NASA and Lockheed Martin Space Systems have finished testing the avionics system on the first flight version of the agency’s Orion crew capsule, the company announced April 7. 

The prototype Orion is set to launch in December, without a crew, aboard a United Launch Alliance Delta 4 Heavy rocket from Cape Canaveral Air Force Station in Florida. The stripped-down craft will orbit Earth twice, then plunge back into the atmosphere at speeds approaching those it would reach during a return from lunar orbit. The main objective — the craft will not be equipped with systems such as life support and solar arrays — is to test Orion’s heat shield.

“After powering on and sending commands to more than 20 different critical systems installed on the spacecraft’s crew module, NASA and Lockheed Martin engineers have verified the avionics for Exploration Flight Test-1 (EFT-1) are ready to support a successful flight and re-entry of the spacecraft,” Denver-based Lockheed Martin said in a press release. 

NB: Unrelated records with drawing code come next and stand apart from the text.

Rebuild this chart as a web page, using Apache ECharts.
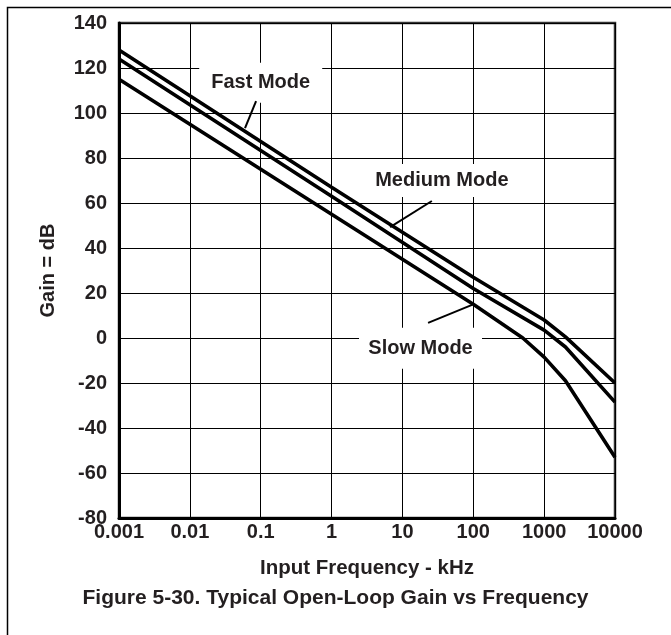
<!DOCTYPE html>
<html>
<head>
<meta charset="utf-8">
<script src="https://cdn.jsdelivr.net/npm/echarts@6/dist/echarts.min.js"></script>
<style>html,body{margin:0;padding:0;background:#fff;}#c{width:671px;height:635px;}</style>
</head>
<body>
<div id="c"></div>
<script>
// Data (frequency in kHz, gain in dB)
var xTickLabels = ['0.001', '0.01', '0.1', '1', '10', '100', '1000', '10000'];
var fastMode = [[0.001, 128], [1, 67], [100, 27], [1000, 8], [2000, 0.5], [10000, -20]];
var mediumMode = [[0.001, 124], [1, 63], [100, 22], [1000, 3.5], [2000, -4], [10000, -28.5]];
var slowMode = [[0.001, 115], [1, 55], [100, 15], [500, 0], [1000, -8.5], [2000, -19], [10000, -53]];
var labelNames = ['Fast Mode', 'Medium Mode', 'Slow Mode'];
var labelAnchors = [[0.1, 113.5], [36, 70], [18, -4.5]];
var leaderStarts = [[0.086, 105.3], [26, 60.9], [23, 6.7]];
var leaderEnds = [[0.060, 93.3], [6.7, 49.3], [96, 14.7]];

var TXT = '#231f20';
var FONT = '"Liberation Sans", Arial, sans-serif';
var chart = echarts.init(document.getElementById('c'), null, {renderer: 'canvas'});

function curve(name, data) {
  return {
    name: name, type: 'line', data: data, symbol: 'none', z: 10,
    lineStyle: {color: '#000', width: 3.6}, animation: false
  };
}

var boxSizes = [[123, 40], [146, 33], [123, 41]];

var option = {
  animation: false,
  backgroundColor: '#fff',
  title: {
    text: 'Figure 5-30. Typical Open-Loop Gain vs Frequency',
    left: 'center', top: 583,
    textStyle: {fontFamily: FONT, fontSize: 21, fontWeight: 'bold', color: TXT}
  },
  graphic: [{
    type: 'rect', left: 5, top: 5, shape: {x: 0, y: 0, width: 800, height: 800},
    style: {fill: null, stroke: '#000', lineWidth: 1.5}, silent: true
  }],
  grid: {
    left: 119, right: 56, top: 23, bottom: 117,
    show: true, borderColor: '#333', borderWidth: 2.5, backgroundColor: 'transparent'
  },
  xAxis: {
    type: 'log', logBase: 10, min: 0.001, max: 10000,
    name: 'Input Frequency - kHz', nameLocation: 'middle', nameGap: 40,
    nameTextStyle: {fontFamily: FONT, fontSize: 20.5, fontWeight: 'bold', color: TXT},
    axisLine: {show: true, onZero: false, lineStyle: {color: '#000', width: 3}},
    axisTick: {show: false},
    splitLine: {show: true, lineStyle: {color: '#000', width: 1}},
    axisLabel: {
      margin: 4, fontFamily: FONT, fontSize: 20, fontWeight: 'bold', color: TXT,
      formatter: function (v) {
        var i = Math.round(Math.log10(v) + 3);
        return xTickLabels[i] !== undefined ? xTickLabels[i] : '';
      }
    }
  },
  yAxis: {
    type: 'value', min: -80, max: 140, interval: 20,
    name: 'Gain = dB', nameLocation: 'middle', nameGap: 61, nameRotate: 90,
    nameTextStyle: {fontFamily: FONT, fontSize: 20, fontWeight: 'bold', color: TXT},
    axisLine: {show: true, lineStyle: {color: '#000', width: 3}},
    axisTick: {show: false},
    splitLine: {show: true, lineStyle: {color: '#000', width: 1}},
    axisLabel: {margin: 12, fontFamily: FONT, fontSize: 20, fontWeight: 'bold', color: TXT}
  },
  series: [
    curve('Fast Mode', fastMode),
    curve('Medium Mode', mediumMode),
    curve('Slow Mode', slowMode),
    {
      name: 'annotations', type: 'line', data: [], z: 3, silent: true,
      markPoint: {
        z: 3, silent: true, animation: false,
        data: labelNames.map(function (n, i) {
          return {
            name: n, coord: labelAnchors[i], symbol: 'rect', symbolSize: boxSizes[i],
            itemStyle: {color: '#fff', borderWidth: 0},
            label: {show: true, position: 'inside', formatter: n,
              fontFamily: FONT, fontSize: 20, fontWeight: 'bold', color: TXT}
          };
        })
      },
      markLine: {
        z: 4, silent: true, animation: false, symbol: 'none',
        label: {show: false},
        lineStyle: {color: '#000', width: 2, type: 'solid'},
        data: leaderStarts.map(function (s, i) {
          return [{coord: s}, {coord: leaderEnds[i]}];
        })
      }
    }
  ]
};
chart.setOption(option);
</script>
</body>
</html>
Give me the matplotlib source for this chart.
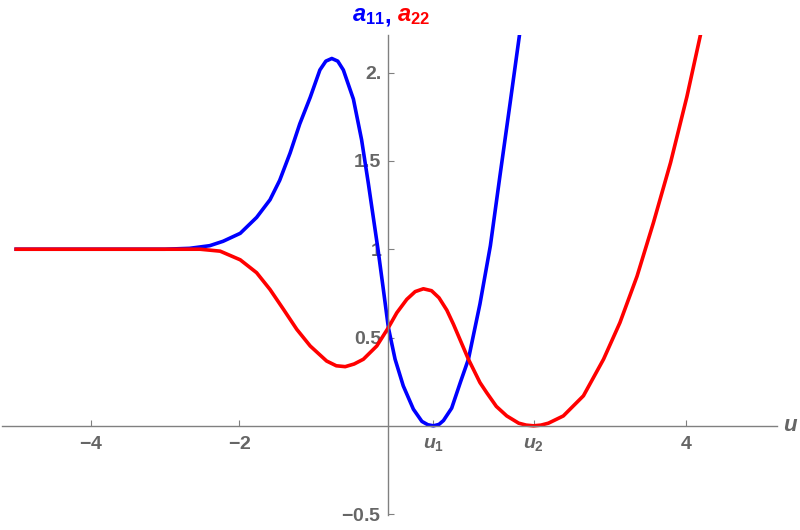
import matplotlib
matplotlib.use("Agg")
import matplotlib.pyplot as plt

# values
u1 = 0.605
u2 = 1.95

a11_u = [-5.0, -3.0, -2.67, -2.40, -2.22, -1.99, -1.77, -1.59, -1.46, -1.32, -1.19,
         -1.05, -0.92, -0.84, -0.76, -0.68, -0.605, -0.47, -0.36, -0.27, -0.14,
         -0.07, 0.0, 0.09, 0.20, 0.336, 0.45, 0.53, 0.605, 0.68, 0.74, 0.85, 0.97,
         1.075, 1.23, 1.37, 1.50, 1.636, 1.76]
a11_v = [1.0, 1.0, 1.005, 1.02, 1.045, 1.09, 1.18, 1.28, 1.39, 1.545, 1.71,
         1.86, 2.015, 2.065, 2.08, 2.065, 2.015, 1.85, 1.62, 1.375, 1.0,
         0.78, 0.556, 0.377, 0.226, 0.094, 0.025, 0.006, 0.0, 0.008, 0.03, 0.1, 0.25,
         0.377, 0.69, 1.02, 1.42, 1.83, 2.21]

a22_u = [-5.0, -3.0, -2.53, -2.26, -1.99, -1.77, -1.59, -1.41, -1.23, -1.05, -0.83,
         -0.70, -0.58, -0.46, -0.336, -0.156, 0.0, 0.113, 0.247, 0.36, 0.47, 0.58,
         0.68, 0.785, 0.874, 1.075, 1.23, 1.32, 1.45, 1.59, 1.75, 1.85, 1.95, 2.05,
         2.15, 2.35, 2.62, 2.89, 3.11, 3.34, 3.56, 3.79, 4.01, 4.19]
a22_v = [1.0, 1.0, 1.0, 0.989, 0.94, 0.867, 0.772, 0.66, 0.546, 0.452, 0.367,
         0.34, 0.335, 0.35, 0.377, 0.452, 0.556, 0.64, 0.716, 0.76, 0.776, 0.765,
         0.725, 0.655, 0.575, 0.377, 0.245, 0.188, 0.11, 0.056, 0.015, 0.004, 0.0, 0.004,
         0.015, 0.056, 0.17, 0.377, 0.584, 0.847, 1.15, 1.49, 1.864, 2.21]

x_ticks = [-4, -2, u1, u2, 4]
x_labels = [r'$-4$', r'$-2$', r'$u_1$', r'$u_2$', r'$4$']
y_ticks = [-0.5, 0.5, 1.0, 1.5, 2.0]
y_labels = [r'$-0.5$', '0.5', '1', '1.5', '2.']

grey = '#666666'
plt.rcParams['font.family'] = ['Liberation Sans', 'DejaVu Sans']
plt.rcParams['font.weight'] = 'bold'
plt.rcParams['mathtext.fontset'] = 'custom'
plt.rcParams['mathtext.rm'] = 'Liberation Sans:bold'
plt.rcParams['mathtext.it'] = 'Liberation Sans:italic:bold'
plt.rcParams['mathtext.bf'] = 'Liberation Sans:bold'

fig = plt.figure(figsize=(8, 5.3), dpi=100)
ax = fig.add_axes([2 / 800, 15 / 530, 775 / 800, 480 / 530])

ax.plot(a11_u, a11_v, color='#0000ff', lw=2.6, solid_joinstyle='round')
ax.plot(a22_u, a22_v, color='#ff0000', lw=2.6, solid_joinstyle='round')

ax.set_xlim(-5.19, 5.22)
ax.set_ylim(-0.505, 2.213)

for side in ['top', 'right']:
    ax.spines[side].set_visible(False)
ax.spines['left'].set_position(('data', 0))
ax.spines['bottom'].set_position(('data', 0))
for side in ['left', 'bottom']:
    ax.spines[side].set_color('#808080')
    ax.spines[side].set_linewidth(1.0)

ax.set_xticks(x_ticks)
ax.set_xticklabels(x_labels)
ax.set_yticks(y_ticks)
ax.set_yticklabels(y_labels)
ax.tick_params(direction='in', length=4, width=0.8, color='#808080',
               labelcolor=grey, labelsize=14)
ax.tick_params(axis='x', pad=7)
ax.tick_params(axis='y', pad=5)

# axis labels in Mathematica style
ax.text(5.3, 0, r'$u$', color=grey, fontsize=16, ha='left', va='center',
        transform=ax.transData, clip_on=False)
comma = fig.text(388 / 800, 1 - 22 / 530, ',', color='#0000ff', fontsize=17,
                 ha='center', va='baseline')
ax.annotate(r'$a_{11}$', xy=(0, 0), xycoords=comma, color='#0000ff', fontsize=17,
            ha='right', va='bottom')
ax.annotate(r' $a_{22}$', xy=(1, 0), xycoords=comma, color='#ff0000', fontsize=17,
            ha='left', va='bottom')

fig.savefig('out.png', dpi=100)
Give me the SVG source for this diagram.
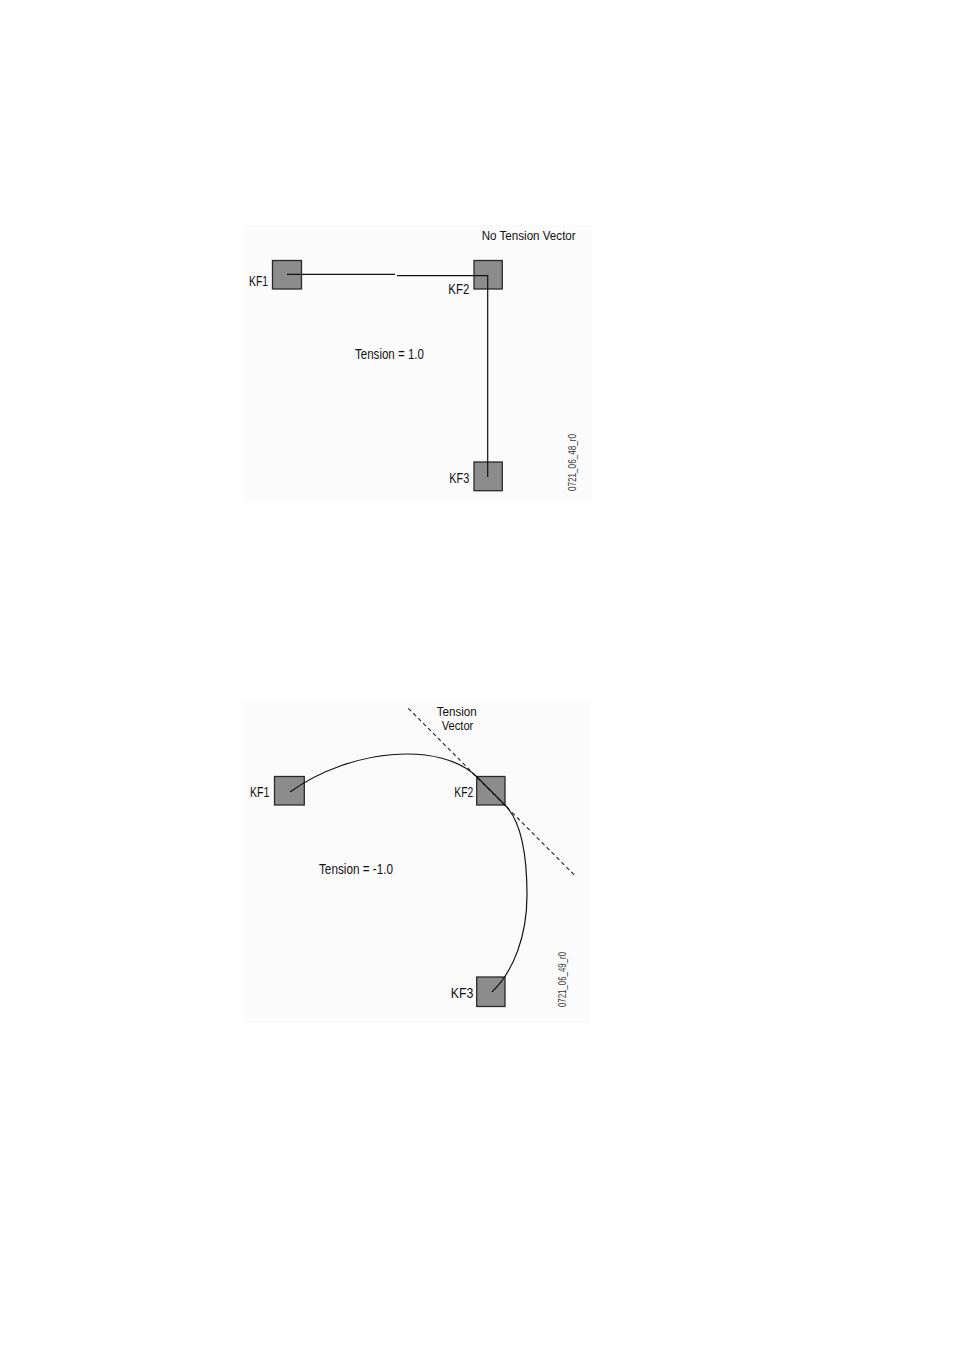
<svg xmlns="http://www.w3.org/2000/svg" width="954" height="1350" viewBox="0 0 954 1350">
<style>
.panel{fill:#fbfbfb;stroke:none}
.kf{fill:#8c8c8c;stroke:#2a2a2a;stroke-width:1.3}
.ln{fill:none;stroke:#111;stroke-width:1.2}
.dash{fill:none;stroke:#222;stroke-width:1.1;stroke-dasharray:4 3}
.t{font-family:"Liberation Sans",Arial,sans-serif;fill:#111}
.lbl{font-size:14.5px}
.cap{font-size:13px}
.code{font-size:10.5px;fill:#333}
</style>
<rect width="954" height="1350" fill="#ffffff"/>
<rect class="panel" x="243" y="225" width="349" height="277"/>
<rect class="panel" x="243" y="700" width="347" height="323"/>

<g id="top-kf1"><rect class="kf" x="272.5" y="260.5" width="29" height="28.5"/><text class="t lbl" x="249" y="285.7" textLength="19" lengthAdjust="spacingAndGlyphs">KF1</text></g>
<g id="top-kf2"><rect class="kf" x="474" y="260.5" width="28.3" height="28.5"/><text class="t lbl" x="448.3" y="294" textLength="21" lengthAdjust="spacingAndGlyphs">KF2</text></g>
<g id="top-kf3"><rect class="kf" x="474" y="462" width="28.3" height="28.7"/><text class="t lbl" x="449.3" y="483.3" textLength="20" lengthAdjust="spacingAndGlyphs">KF3</text></g>
<g id="top-labels">
<text class="t cap" x="481.7" y="240" textLength="94" lengthAdjust="spacingAndGlyphs">No Tension Vector</text>
<text class="t lbl" x="355" y="359" textLength="69" lengthAdjust="spacingAndGlyphs">Tension = 1.0</text>
<text class="t code" transform="translate(576 491) rotate(-90)" textLength="57" lengthAdjust="spacingAndGlyphs">0721_06_48_r0</text>
</g>

<g id="bot-kf1"><rect class="kf" x="274.5" y="776.5" width="29.8" height="28.5"/><text class="t lbl" x="250" y="796.7" textLength="19.3" lengthAdjust="spacingAndGlyphs">KF1</text></g>
<g id="bot-kf2"><rect class="kf" x="476.7" y="776.5" width="28.3" height="28.5"/><text class="t lbl" x="454.3" y="796.7" textLength="19" lengthAdjust="spacingAndGlyphs">KF2</text></g>
<g id="bot-kf3"><rect class="kf" x="476.7" y="977" width="28.3" height="29.5"/><text class="t lbl" x="450.7" y="998" textLength="22.6" lengthAdjust="spacingAndGlyphs">KF3</text></g>
<g id="bot-labels">
<text class="t cap" x="436.7" y="715.7" textLength="40" lengthAdjust="spacingAndGlyphs">Tension</text>
<text class="t cap" x="441.7" y="729.5" textLength="31.6" lengthAdjust="spacingAndGlyphs">Vector</text>
<text class="t lbl" x="319" y="874" textLength="74" lengthAdjust="spacingAndGlyphs">Tension = -1.0</text>
<text class="t code" transform="translate(566 1007) rotate(-90)" textLength="55" lengthAdjust="spacingAndGlyphs">0721_06_49_r0</text>
</g>

<g id="connectors">
<path class="ln" d="M287 274.3 L395 274.3 M397 275.7 L487.7 275.7 L487.7 477"/>
<path class="dash" d="M408.3 708.3 L574.3 875"/>
<path class="ln" d="M290 792 C353 747 442 742 477 777 L505 805 C520 820 527 850 527 895 C527 935 514 971 492 992"/>
</g>
</svg>
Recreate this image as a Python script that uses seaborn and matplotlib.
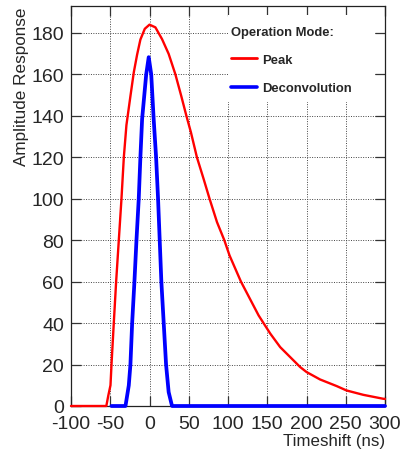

The tests took place at the Operations and Checkout facility at NASA’s Kennedy Space Center in Florida. Testing was briefly halted back in October because of the partial U.S. government shutdown, just as Lockheed and NASA were preparing to power up Orion for the first time. 

More recently, an interagency launch-scheduling board that includes NASA and the U.S. Air Force decided Orion’s maiden flight would be pushed back from September to December. The change was made to allow two military satellites, GPS 2F-6 and Air Force Space Command-4, to launch sooner than previously scheduled.

Lockheed Martin’s $11.76 billion Orion prime contract runs through 2020. NASA had spent $7.15 billion on the contract as of early March. 

NASA plans to use Orion, along with the Space Launch System heavy-lift rocket also in development, to send astronauts to a captured asteroid by 2025. NASA began studying the feasibility of that mission in 2013, but has yet to officially commit to it.